Going up and down in a hot air balloon is pretty simple. You either add more hot air to go up or you let some out to descend.
Steering a hot air balloon is a bit more tricky because it’s pretty hard to float upwind. You either go with the flow or you land.
Those minor details won’t deter the folks who take part in the 41st Annual Helen to the Atlantic Hot Air Balloon Race that’s drifting along until Saturday, June 7th in Helen, Georgia.
The actual race started at 7 AM today (June 5th), but Helen will be hot air balloon heaven each morning and evening all week long.
Few things are as elegant as gently ascending in a colorful hot air balloon on a summer morning or evening, gone with the wind … headed for the beach.
Helen, Georgia, is an amazingly cool town any day of the year, but it’s especially scenic when flocks of hot air balloons fill the sky — with the weirdly Bavarian-themed town’s magnificent hills in the background — as they “race” toward the Atlantic Ocean powered by the breeze.
According to the rules, the winner of the race is the first balloon that crosses the finish line: I-95, anywhere between Maine and Miami. The race’s website says,
“The shortest distance is 225 miles and the race usually takes two days. It has been done in one day, while some races have taken as many as four days. Six to ten balloons will be competing in the cross country race.
It is a race where both the pilot’s and crew’s skills are challenged. A balloon can only go the same speed and direction as the wind. The pilot must find the altitude which gives him/her the best speed as well as direction towards the finish line.”
The Helen to the Atlantic Hot Air Balloon Race is the oldest balloon event in the South and the only long distance hot air balloon race in America.

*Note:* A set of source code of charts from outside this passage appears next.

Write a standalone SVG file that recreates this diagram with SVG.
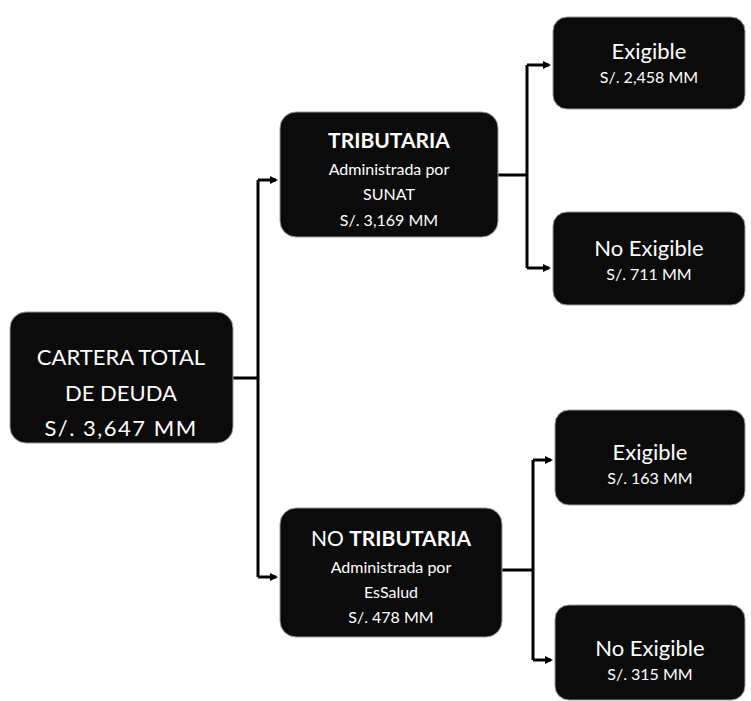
<svg xmlns="http://www.w3.org/2000/svg" width="751" height="701" viewBox="0 0 751 701">
<style>
.box{fill:#0b0b0b;stroke:#9a9a9a;stroke-width:1}
.t{fill:#fff;font-family:Lato,"Open Sans",sans-serif;text-anchor:middle}
.big{font-size:22px}
.hd{font-size:21px;font-weight:bold}
.sm{font-size:16px}
.md{font-size:22px}
.val{font-size:16px}
.c{fill:none;stroke:#000;stroke-width:3}
</style>
<defs>
<marker id="ah" markerWidth="8" markerHeight="8" refX="6" refY="4" orient="auto" markerUnits="userSpaceOnUse">
<path d="M0,0 L8,4 L0,8 Z" fill="#000"/>
</marker>
</defs>
<rect width="751" height="701" fill="#fff"/>
<g id="connectors">
<path class="c" d="M233,378 H258 M258,180 V577"/>
<path class="c" d="M258,180 H276" marker-end="url(#ah)"/>
<path class="c" d="M258,577 H276" marker-end="url(#ah)"/>
<path class="c" d="M498,175 H527 M527,65 V268"/>
<path class="c" d="M527,65 H549" marker-end="url(#ah)"/>
<path class="c" d="M527,268 H549" marker-end="url(#ah)"/>
<path class="c" d="M502,570 H533 M533,460 V660"/>
<path class="c" d="M533,460 H551" marker-end="url(#ah)"/>
<path class="c" d="M533,660 H551" marker-end="url(#ah)"/>
</g>
<g id="root">
<rect class="box" x="10" y="312" width="223" height="131" rx="16"/>
<text class="t big" x="121" y="365">CARTERA TOTAL</text>
<text class="t big" x="121" y="401">DE DEUDA</text>
<text class="t big" x="121" y="436" letter-spacing="1.5">S/. 3,647 MM</text>
</g>
<g id="tributaria">
<rect class="box" x="280" y="112" width="218" height="125" rx="16"/>
<text class="t hd" x="389" y="148">TRIBUTARIA</text>
<text class="t sm" x="389" y="175">Administrada por</text>
<text class="t sm" x="389" y="200">SUNAT</text>
<text class="t sm" x="389" y="226">S/. 3,169 MM</text>
</g>
<g id="no-tributaria">
<rect class="box" x="280" y="508" width="222" height="129" rx="16"/>
<text class="t hd" x="391" y="546"><tspan font-weight="normal">NO </tspan>TRIBUTARIA</text>
<text class="t sm" x="391" y="573">Administrada por</text>
<text class="t sm" x="391" y="598">EsSalud</text>
<text class="t sm" x="391" y="623">S/. 478 MM</text>
</g>
<g id="exigible-1">
<rect class="box" x="553" y="17" width="192" height="92" rx="14"/>
<text class="t md" x="649" y="59">Exigible</text>
<text class="t val" x="649" y="83">S/. 2,458 MM</text>
</g>
<g id="no-exigible-1">
<rect class="box" x="553" y="212" width="192" height="93" rx="14"/>
<text class="t md" x="649" y="256">No Exigible</text>
<text class="t val" x="649" y="280">S/. 711 MM</text>
</g>
<g id="exigible-2">
<rect class="box" x="555" y="410" width="190" height="95" rx="14"/>
<text class="t md" x="650" y="460">Exigible</text>
<text class="t val" x="650" y="484">S/. 163 MM</text>
</g>
<g id="no-exigible-2">
<rect class="box" x="555" y="605" width="190" height="95" rx="14"/>
<text class="t md" x="650" y="656">No Exigible</text>
<text class="t val" x="650" y="680">S/. 315 MM</text>
</g>
</svg>
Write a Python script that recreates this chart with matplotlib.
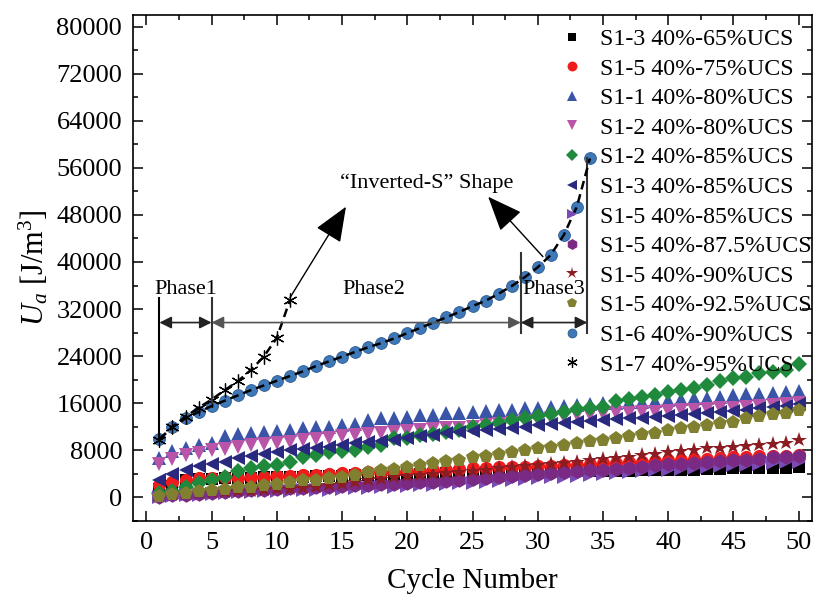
import numpy as np
import matplotlib
matplotlib.use("Agg")
import matplotlib.pyplot as plt
from matplotlib.ticker import MultipleLocator

plt.rcParams['font.family'] = ['Liberation Serif', 'DejaVu Serif']
plt.rcParams['mathtext.fontset'] = 'custom'
plt.rcParams['mathtext.rm'] = 'Liberation Serif'
plt.rcParams['mathtext.it'] = 'Liberation Serif:italic'

# cycle numbers
cycles = list(range(1, 51))
cycles_s16 = list(range(1, 35))
cycles_s17 = list(range(1, 12))

# accumulated energy U_a [J/m^3]
s13_65 = [1400, 1900, 3000, 3100, 3150, 3200, 3250, 3300, 3350, 3400,
          3450, 3500, 3550, 3600, 3650, 3700, 3750, 3800, 3850, 3900,
          3950, 4000, 4050, 4100, 4150, 4200, 4250, 4300, 4300, 4350,
          4400, 4400, 4450, 4450, 4500, 4500, 4500, 4550, 4550, 4600,
          4650, 4700, 4750, 4850, 4900, 4950, 4950, 5000, 5000, 5050]
s15_75 = [2000, 2600, 3000, 3200, 3200, 3350, 3250, 3350, 3450, 3550,
          3600, 3750, 3850, 4000, 4050, 4100, 4200, 4250, 4350, 4400,
          4500, 4600, 4700, 4800, 4900, 4950, 5050, 5100, 5150, 5250,
          5350, 5450, 5550, 5650, 5750, 5850, 5950, 6050, 6150, 6250,
          6350, 6450, 6550, 6650, 6750, 6850, 6950, 7000, 7050, 7150]
s11_80 = [6600, 7800, 8400, 8900, 9300, 10400, 10700, 10950, 11100, 11300,
          11500, 11700, 11900, 12000, 12250, 12500, 13200, 13400, 13550, 13700,
          13950, 14050, 14250, 14400, 14500, 14600, 14800, 14900, 15100, 15200,
          15400, 15500, 15600, 15800, 16000, 16100, 16200, 16250, 16300, 16500,
          16700, 16800, 16900, 17100, 17350, 17500, 17600, 17700, 17900, 18000]
s12_80 = [5600, 6500, 7100, 7500, 8000, 8150, 8550, 8850, 9000, 9300,
          9400, 9700, 9850, 10150, 10400, 10550, 10800, 10950, 11100, 11250,
          11400, 11550, 11700, 11800, 12000, 12200, 12400, 12650, 12900, 13150,
          13400, 13650, 13900, 14050, 14200, 14300, 14400, 14500, 14550, 14650,
          14800, 14900, 15000, 15100, 15250, 15400, 15550, 15700, 15850, 15950]
s12_85 = [700, 1100, 1700, 2400, 2900, 3350, 4500, 4900, 5300, 5400,
          6000, 6850, 7150, 7700, 7900, 8000, 8550, 8850, 10000, 10150,
          10550, 10700, 11100, 11500, 11950, 12250, 12550, 13200, 13500, 13850,
          14100, 14500, 15000, 15200, 15350, 16400, 16700, 17050, 17400, 17900,
          18200, 18500, 19050, 19800, 20200, 20500, 21050, 21350, 21600, 22600]
s13_85 = [3000, 4000, 4700, 5300, 5700, 6000, 6600, 7000, 7300, 7700,
          8000, 8150, 8300, 8550, 8850, 9150, 9400, 9600, 9800, 10150,
          10400, 10650, 10850, 11100, 11300, 11450, 11600, 11800, 12000, 12200,
          12400, 12600, 12800, 12950, 13100, 13250, 13400, 13500, 13650, 13800,
          14000, 14150, 14300, 14500, 14700, 14900, 15100, 15300, 15550, 15800]
s15_85 = [0, 150, 300, 450, 600, 700, 800, 900, 1000, 1050,
          1100, 1150, 1200, 1300, 1400, 1500, 1600, 1700, 1800, 1900,
          2000, 2100, 2200, 2350, 2450, 2600, 2750, 2900, 3050, 3200,
          3350, 3500, 3650, 3800, 3950, 4100, 4250, 4400, 4550, 4700,
          4850, 5000, 5100, 5250, 5400, 5500, 5650, 5800, 5900, 6050]
s15_875 = [100, 300, 450, 600, 750, 900, 1050, 1200, 1300, 1400,
           1500, 1600, 1700, 1800, 1900, 2000, 2100, 2200, 2300, 2400,
           2500, 2650, 2800, 2950, 3150, 3300, 3500, 3650, 3800, 3950,
           4100, 4250, 4400, 4550, 4700, 4850, 5000, 5150, 5400, 5600,
           5700, 5850, 6000, 6150, 6300, 6400, 6550, 6750, 6850, 7000]
s15_90 = [200, 350, 500, 650, 800, 900, 1000, 1100, 1200, 1350,
          1450, 1600, 1750, 2000, 2300, 2600, 2900, 3150, 3350, 3550,
          3800, 4000, 4150, 4300, 4500, 4700, 4950, 5100, 5300, 5450,
          5600, 5800, 6000, 6300, 6550, 6700, 6850, 7100, 7400, 7700,
          7900, 8100, 8300, 8450, 8600, 8700, 8900, 9100, 9300, 9700]
s15_925 = [200, 500, 750, 1000, 1200, 1450, 1650, 1800, 2050, 2200,
           2600, 2850, 3000, 3200, 3450, 3750, 4300, 4600, 4850, 5050,
           5450, 5750, 6150, 6400, 6750, 7000, 7300, 7700, 8000, 8300,
           8550, 8850, 9250, 9550, 9800, 10150, 10400, 10700, 10950, 11400,
           11700, 11950, 12250, 12650, 12850, 13400, 13800, 14150, 14350, 14900]
s16_90 = [9900, 11900, 13400, 14500, 15500, 16400, 17300, 18200, 19000, 19800,
          20600, 21400, 22300, 23100, 23900, 24700, 25500, 26200, 27000, 27900,
          28800, 29700, 30600, 31500, 32500, 33400, 34600, 35900, 37400, 39100,
          41200, 44600, 49400, 57600]
s17_95 = [9800, 12000, 13700, 15200, 16600, 18200, 19700, 21600, 23900, 27100,
          33500]

labels = ["S1-3 40%-65%UCS", "S1-5 40%-75%UCS", "S1-1 40%-80%UCS",
          "S1-2 40%-80%UCS", "S1-2 40%-85%UCS", "S1-3 40%-85%UCS",
          "S1-5 40%-85%UCS", "S1-5 40%-87.5%UCS", "S1-5 40%-90%UCS",
          "S1-5 40%-92.5%UCS", "S1-6 40%-90%UCS", "S1-7 40%-95%UCS"]

fig = plt.figure(figsize=(8.16, 6.01), dpi=100)
ax = fig.add_axes([0.1634, 0.1336, 0.8313, 0.8414])

series = [
    (s13_65, 's', 'black', 8.5),
    (s15_75, 'o', '#f01c1c', 9.5),
    (s11_80, '^', '#3a55a8', 10.5),
    (s12_80, 'v', '#b955a8', 10.5),
    (s12_85, 'D', '#1f8a3c', 8.5),
    (s13_85, '<', '#29297f', 10.5),
    (s15_85, '>', '#7a4ab5', 10.5),
    (s15_875, 'h', '#7b2a84', 10.5),
    (s15_90, '*', '#8b1c22', 11.5),
    (s15_925, 'p', '#808030', 10.5),
]
for (vals, mk, col, ms), lab in zip(series, labels[:10]):
    ax.plot(cycles, vals, linestyle='none', marker=mk, color=col,
            markersize=ms, markeredgewidth=0, label=lab)

# S1-6 and S1-7 with dashed trend lines
ax.plot(cycles_s16, s16_90, linestyle='none', marker='o', color='#3f78b8',
        markersize=8.5, markeredgecolor='#2d5a90', markeredgewidth=0.6,
        label=labels[10])
ax.plot(cycles_s17, s17_95, linestyle='none', marker=(6, 2, 0), color='black',
        markersize=10, markeredgewidth=0.9, label=labels[11])
ax.plot(cycles_s16, s16_90, linestyle=(0, (3.5, 2)), color='black', lw=1.8, zorder=3)
ax.plot(cycles_s17, s17_95, linestyle=(0, (3.5, 2)), color='black', lw=1.8, zorder=3)

# phase boundaries
ax.plot([1, 1], [9800, 33900], color='black', lw=1.5)
ax.plot([5, 5], [16000, 33900], color='#333333', lw=1.5)
ax.plot([28.7, 28.7], [28000, 41500], color='#333333', lw=1.5)
ax.plot([33.8, 33.8], [28000, 57600], color='#333333', lw=1.5)

arrow_kw = dict(arrowstyle='<|-|>', color='#222222', lw=1.2,
                mutation_scale=18, shrinkA=0, shrinkB=0)
ax.annotate('', xy=(5, 29700), xytext=(1, 29700), arrowprops=arrow_kw)
ax.annotate('', xy=(28.7, 29700), xytext=(5, 29700),
            arrowprops=dict(arrow_kw, color='#555555'))
ax.annotate('', xy=(33.8, 29700), xytext=(28.7, 29700), arrowprops=arrow_kw)

ax.text(3.0, 35300, 'Phase1', fontsize=16, ha='center', va='center')
ax.text(17.4, 35300, 'Phase2', fontsize=16, ha='center', va='center')
ax.text(31.2, 35300, 'Phase3', fontsize=16, ha='center', va='center')

ax.text(21.5, 53400, '\u201cInverted-S\u201d Shape', fontsize=16,
        ha='center', va='center')
head_kw = dict(arrowstyle='-|>,head_length=1.1,head_width=0.45', color='black',
               lw=1.0, mutation_scale=20, shrinkA=0, shrinkB=0)
ax.annotate('', xy=(15.3, 49400), xytext=(11, 33900), arrowprops=head_kw)
ax.annotate('', xy=(26.2, 51100), xytext=(30.4, 40900), arrowprops=head_kw)

ax.set_xlim(-1, 51)
ax.set_ylim(-4000, 82000)
ax.xaxis.set_major_locator(MultipleLocator(5))
ax.xaxis.set_minor_locator(MultipleLocator(2.5))
ax.yaxis.set_major_locator(MultipleLocator(8000))
ax.yaxis.set_minor_locator(MultipleLocator(4000))
ax.tick_params(which='both', direction='in', top=True, right=True, width=1.1)
ax.tick_params(which='major', length=7.5, labelsize=19, pad=8)
ax.tick_params(which='minor', length=3.8)
for sp in ax.spines.values():
    sp.set_linewidth(1.2)

ax.set_xlabel('Cycle Number', fontsize=21, labelpad=10)
ax.set_ylabel(r'$U_a$ [J/m$^3$]', fontsize=22, labelpad=4)

ax.legend(loc='upper left', bbox_to_anchor=(0.604, 1.007), frameon=False,
          fontsize=17.2, handlelength=1.0, handletextpad=0.7,
          labelspacing=0.33, borderpad=0.2, markerscale=0.75)

fig.savefig('out.png', dpi=100)
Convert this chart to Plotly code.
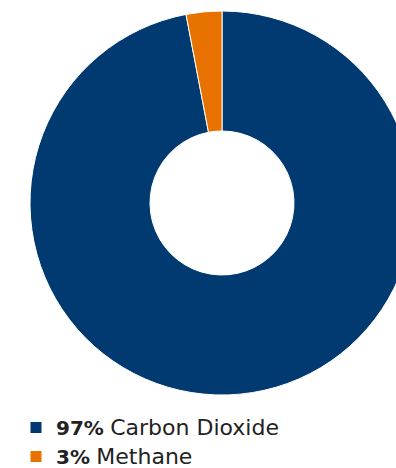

You can take a ride in a “tethered” balloon that’s (probably) much more safe than the one seen in The Wizard of Oz.
Or glide over the area’s many waterfalls and wonderful hills for an hour or so … with a spot of champagne to quell any concerns you might have if you believe you can see dancing scarecrows and/or cowardly lions down below.
Flatlanders might prefer to park themselves on a bench by the rushing Chattahoochee River to let their spirits vicariously soar with the balloons … so their worries will float away with them.
Want more good news? I could not find (after a very brief search) any prohibition in the rules to tying a few dozen balloons onto a lawn chair to enter the race.
Please Note: Check with your doctor and insurance company before trying to fly your lawn chair. Thank you.
Helen’s hot air balloon race is almost as exciting as NASCAR, but without all the noise, wrecks, motor homes, smells of gas and burning rubber and long waits at the rest rooms.
Fly away to Helen before the last balloon takes off.